**Data block**

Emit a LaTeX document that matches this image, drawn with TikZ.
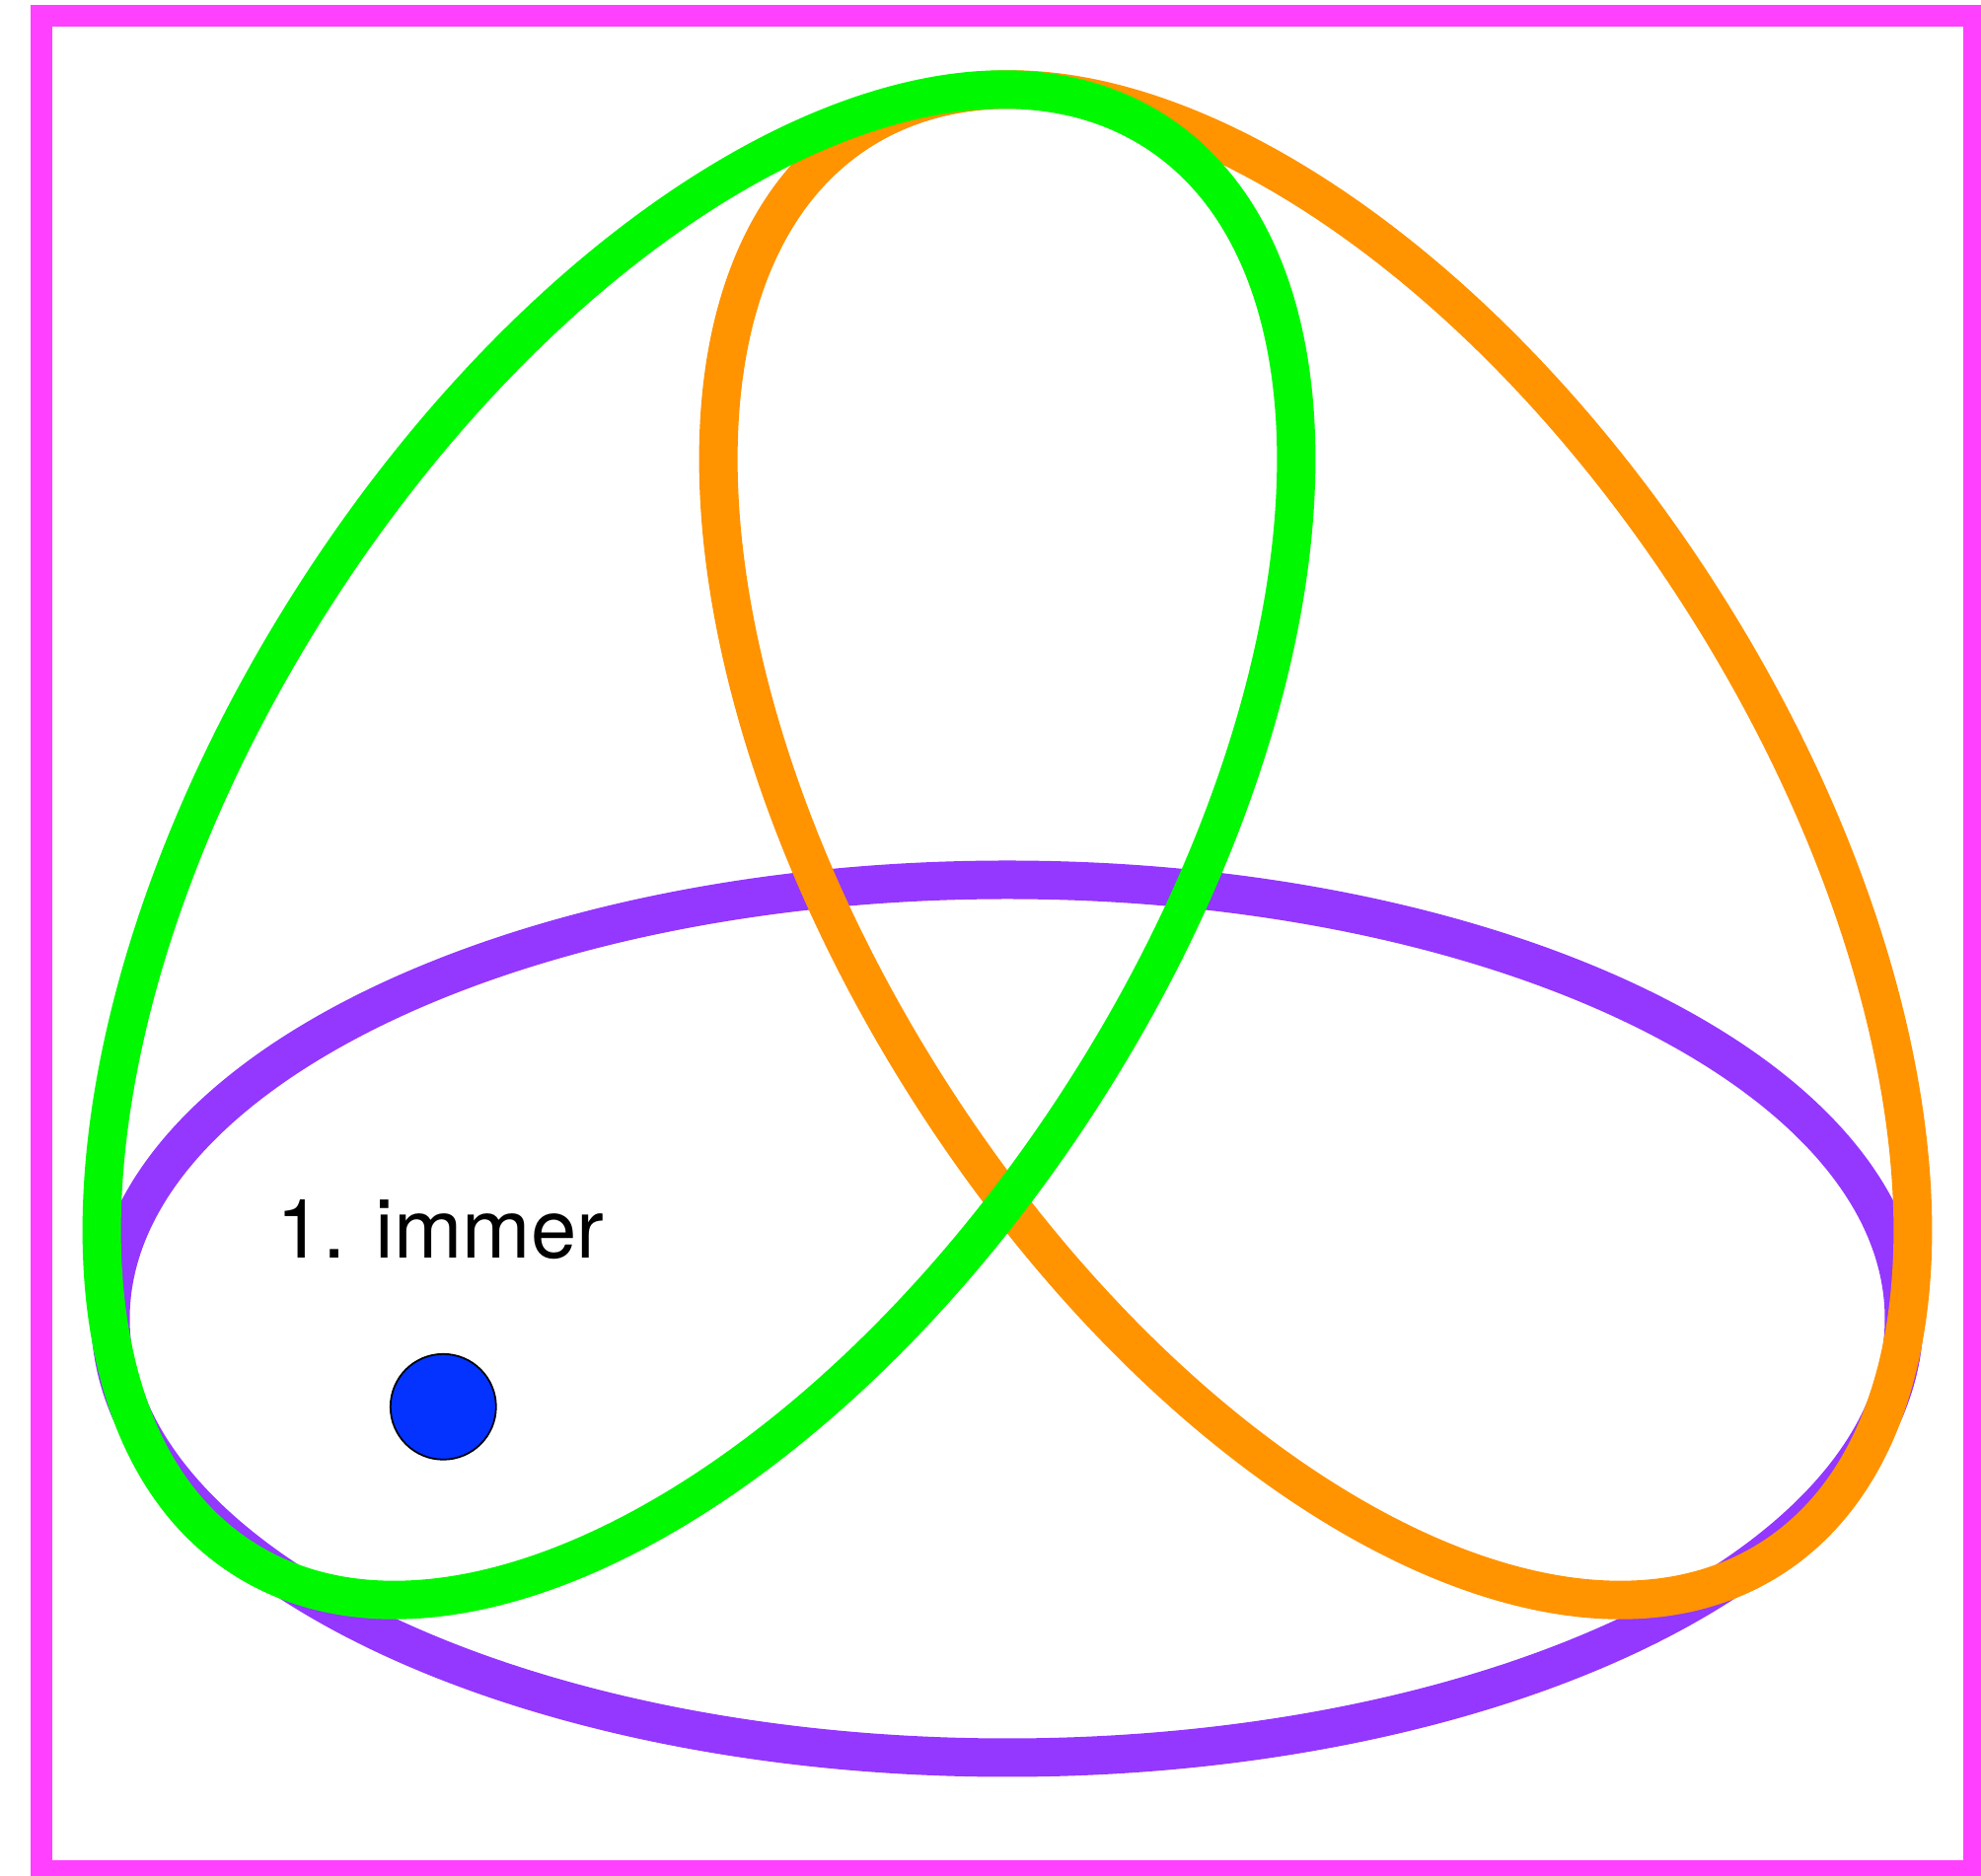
\documentclass[tikz,border=0pt]{standalone}
\usepackage{fontspec}
\setmainfont{TeX Gyre Heros}
\usepackage{tikz}
\definecolor{vennPurple}{RGB}{148,55,255}
\definecolor{vennOrange}{RGB}{255,147,0}
\definecolor{vennGreen}{RGB}{0,249,0}
\definecolor{vennMagenta}{RGB}{255,64,255}
\definecolor{vennBlue}{RGB}{4,51,255}

\begin{document}
\begin{tikzpicture}[ring/.style={line width=11.1pt},frame/.style={draw=vennMagenta,line width=6pt},dot/.style={circle,draw=black,fill=vennBlue,line width=0.5pt,minimum size=1.07cm,inner sep=0pt}]
  \def\ringrx{8.585}
  \def\ringry{4.643}
  \def\ringrot{57.45}
  \useasboundingbox (0,0) rectangle (20.08,19.02);
  \draw[frame] (0.42,0.05) rectangle (20.01,18.86);
  \draw[ring,vennPurple] (10.21,5.65) ellipse[x radius=9.09,y radius=4.45];
  \draw[ring,vennOrange] (13.335,10.455) ellipse[x radius=\ringrx,y radius=\ringry,rotate=-\ringrot];
  \draw[ring,vennGreen] (7.085,10.455) ellipse[x radius=\ringrx,y radius=\ringry,rotate=\ringrot];
  \node[anchor=base west,inner sep=0pt,font=\fontsize{23.7}{28}\selectfont] (label) at (2.80,6.263) {1. immer};
  \node[dot] (point) at (4.493,4.757) {};
\end{tikzpicture}
\end{document}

**Given request**
Restate the whole listing above exactly, except for its images.

**Correct response**
Emit a LaTeX document that matches this image, drawn with TikZ.
\documentclass[tikz,border=0pt]{standalone}
\usepackage{fontspec}
\setmainfont{TeX Gyre Heros}
\usepackage{tikz}
\definecolor{vennPurple}{RGB}{148,55,255}
\definecolor{vennOrange}{RGB}{255,147,0}
\definecolor{vennGreen}{RGB}{0,249,0}
\definecolor{vennMagenta}{RGB}{255,64,255}
\definecolor{vennBlue}{RGB}{4,51,255}

\begin{document}
\begin{tikzpicture}[ring/.style={line width=11.1pt},frame/.style={draw=vennMagenta,line width=6pt},dot/.style={circle,draw=black,fill=vennBlue,line width=0.5pt,minimum size=1.07cm,inner sep=0pt}]
  \def\ringrx{8.585}
  \def\ringry{4.643}
  \def\ringrot{57.45}
  \useasboundingbox (0,0) rectangle (20.08,19.02);
  \draw[frame] (0.42,0.05) rectangle (20.01,18.86);
  \draw[ring,vennPurple] (10.21,5.65) ellipse[x radius=9.09,y radius=4.45];
  \draw[ring,vennOrange] (13.335,10.455) ellipse[x radius=\ringrx,y radius=\ringry,rotate=-\ringrot];
  \draw[ring,vennGreen] (7.085,10.455) ellipse[x radius=\ringrx,y radius=\ringry,rotate=\ringrot];
  \node[anchor=base west,inner sep=0pt,font=\fontsize{23.7}{28}\selectfont] (label) at (2.80,6.263) {1. immer};
  \node[dot] (point) at (4.493,4.757) {};
\end{tikzpicture}
\end{document}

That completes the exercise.